The main purpose of transfer learning is to reduce the number of images needed for training the task–they focus on supervision efficiency. Given enough images, trained from scratch is also viable, per rethinking ImageNet pretraining.
Key ideas
- A fully computational approach to reveal the relationships between tasks. Previously the relationship is based on human intuition or analytical knowledge.
- Depth -> normals are easy for humans, but the opposite is true for NN.
- Four main steps
- Task specific modeling
- Transfer Modleing (frozen encoder, trained shallow transfer+decoder)
- Normalization with AHP (analytical hierarchical process): only assumes monotonocity and keeps the ordinal order
- Taxonomy extraction with BIP (boolean integer programming) with constraints
Technical details
- With only 2% of data, finetuning from reshading to surface normal yields good results already.
- Architecture
- The backbone is ResNet-50
- Neck is 2 conv layers (concat channels for higher-order tasks
- Decoder: 15-layer fully convolutional network, 2-3 FC layers.
- Transitive transfer is multi-hop transfers.
Notes
- Video of the presentation at CVPR
- What if I have a new task and I want to quantify which other tasks are related to this task?

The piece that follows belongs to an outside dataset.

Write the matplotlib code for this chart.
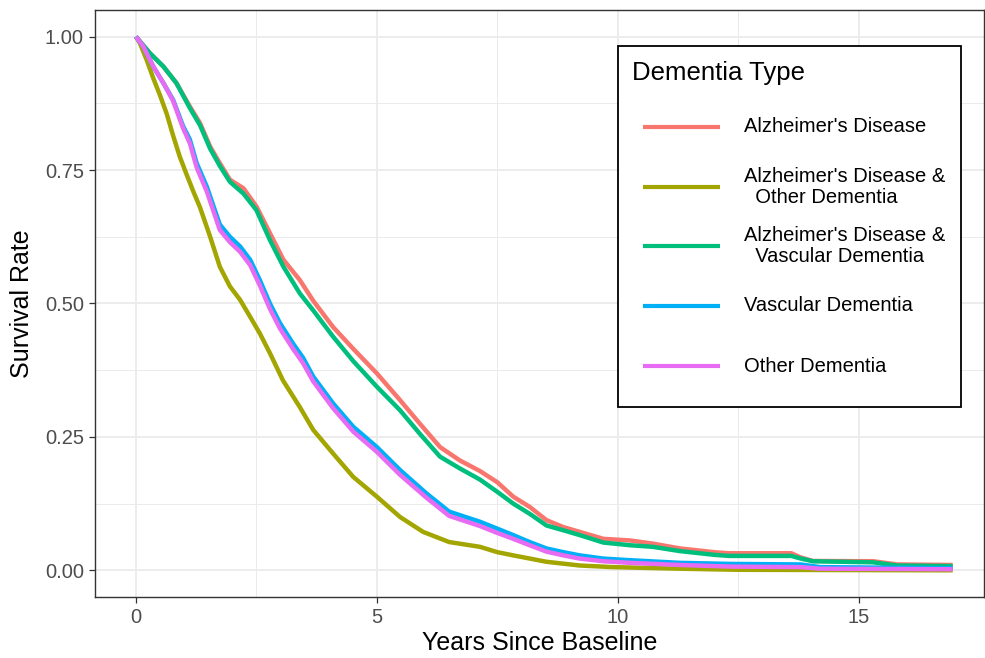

- Need 2k images to find which are the best sources for it
- Use pretrained networks and use 2k images to finetune
- Beam search
- Beam search is an efficient way to explore a graph. Beam search is not optimal (that is, there is no guarantee that it will find the best solution).
- Beam search with beam width B=∞ is essentially breadth-first search.
- Beam search with beam width B=1 is essentially greedy search.
- Powerset of any set S is the set of all subsets of S, including the empty set and S itself, variously denoted as $\wp (S)$.